Я закопался в ее волосы, закрылся ее руками, а в памяти было торжествующее и усталое лицо, отлитое из неожиданного всплеска огня.



Вера жалела, что мы не встретились раньше. А я не знаю, могло ли случиться все это раньше. Пожалуй, нет. Ведь меня привязывает к ней ее горькая умудреннослть, ее трудная ноша, ее колдобистые дороги. Будь она зеленой девчонкой, не захватилось бы сердце, не привязалось бы к ней, не приросло бы. Нет, не приросло бы так.

Вот поэтому-то еще я и думаю, что это не любовь. То в юности, когда не ясно, чего хочешь, когда розовый туман вместо будущего и будущее рисуется бесформенным облаком, которое по желанию меняет очертания. Сейчас другое. Жизнь видится такой, как есть, резко и четко, без дымки. Даже неопределенность стала в ней трезвой деталью, о которой всегда помнишь.

Мне кажется иногда, что с годами жизнь обнажается, с нее сходят все покровы, ты начинаешь видеть ее тело, ее кожу, потом видишь нервы и кости, на которых все держится и которые всем управляют. Становятся понятны причины, концы и начала. Но это знание не отвращает от жизни. Оно ведет тебя все дальше и глубже.

И встречаешь женщину, которая тоже видит все, как и ты. И нет уже тайны в отношениях, нет юношеской серебряной туманности, нет облака, из которого воображение лепит по своему произволу, что захочет. Нет ничего от любви, про которую столько наговорено. Но есть сходство судеб и нелегкое влечение нашедших друг друга людей. В этом своя поэзия, со своим безрассудством и радостью, но отягченная беспощадным знанием начал и концов.

Как тягостно и тревожно прощанье. А прощаемся мы второй раз. Первое было ранним утром, в серой мгле холодных сеней. От него и сейчас щемит в груди. И помнится лишь ее лицо, туманно-бледное, с неясной тенью под бровями; неотрывно смотрящие на меня глаза; губы, чуть приоткрытые от волненья; смятые волосы, упавшие на плечо. А я ухожу. Ухожу. Ухожу. Вера прижалась лицом к моей груди, прижалась ухом к сердцу и слушала его стук. Все слушала, слушала... И потом поцеловала рубаху у сердца. Да, поцеловала меня в сердце. И теперь я не помню ни одного ее поцелуя, кроме этого — в сердце.

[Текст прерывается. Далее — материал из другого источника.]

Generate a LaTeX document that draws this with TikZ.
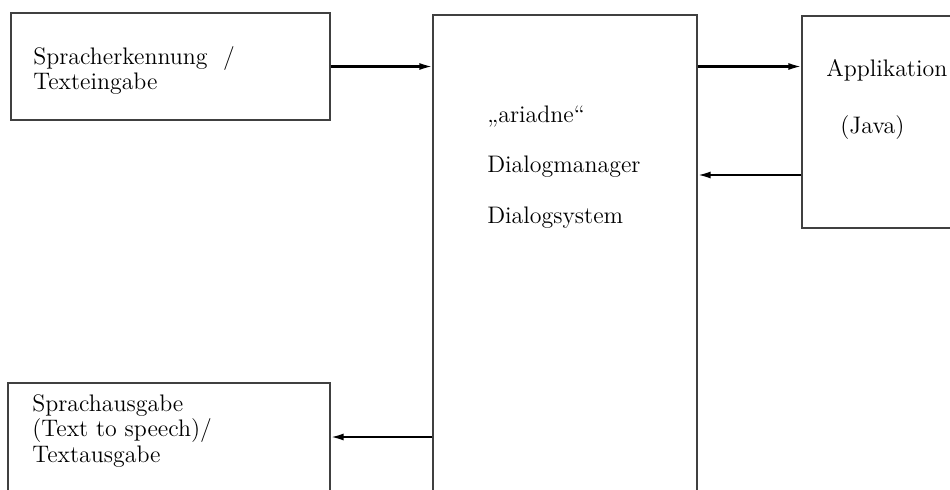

И вот второе прощанье. Мы далеко друг от друга. Я опускаю мотор в воду и оглядываюсь на берег. Там, на камнях, в небе с прорезями осенней синевы, стоит Вера. И Серьга стоит в своем накомарнике, и Андрей прижался к ноге матери. Стоят и еще люди, но я никого больше не вижу. Только Веру вижу на черных камнях, на осенних облаках, на зеленоватом льдинистом небе. Только вижу, как смотрит она на меня и ветер относит прядь волос.

Мы должны отвалить первыми. Я рванул за шнур. Мотор задрожал, и булькнула под винтом вода, И только на мгновение смог я обернуться к берегу. Вера все стояла, прижав руки к груди. И сыновья стояли около нее, а за ее спиной вверх по Ангаре тащились облака.

Она пришла меня проводить. Все знали, что она провожает меня. Все осуждали ее и говорили о ней плохо, а она пришла.

Не знаю, что будет. Знаю только, что эта ее смелость, так же как поцелуй в сердце, останется со мной.

Шлепко бьет по борту крупная зыбь, холодные брызги заносит в лицо. Беспощадной ясности даль смотрит в глаза. Ярко горят в тайге первые факелы осин.

Я оборачиваюсь, и все виднеется фигурка Веры на черном берегу, а ребятишек уже не видно.

Бывает же — не верится в то, что видят глаза, трогают руки, чувствует тело. Я сижу в мягком кресле, мягко гудит мотор, мягко и плавно текут за окном берега Енисея. Наши геологи и Николай Нилыч возвращаются в Красноярск. Они все закончили, а мне еще идти по трассе с другим отрядом.

Но это потом. Пока я сижу в кресле «Ракеты», прислонившись щекой к спинке в чистом холщовом чехле. Сижу, лениво бросив руки на колени и вытянув ноги. Сижу и смотрю, как горит осеннее пламя осин, как утреннее солнце продирается сквозь туман, как дымятся острова.

Мне не надо держать тряскую ручку мотора, вычерпывать банкой воду, помогая засорившейся «лягушке», не надо следить за рекой, высматривая, не торчит ли впереди горб топляка, о который можно сорвать шпонку. Я могу подняться с кресла, подойти к буфету в конце салона, достать бумажник и купить бутылку «Саян», пачку печенья или коробку папирос, хоть и не курю.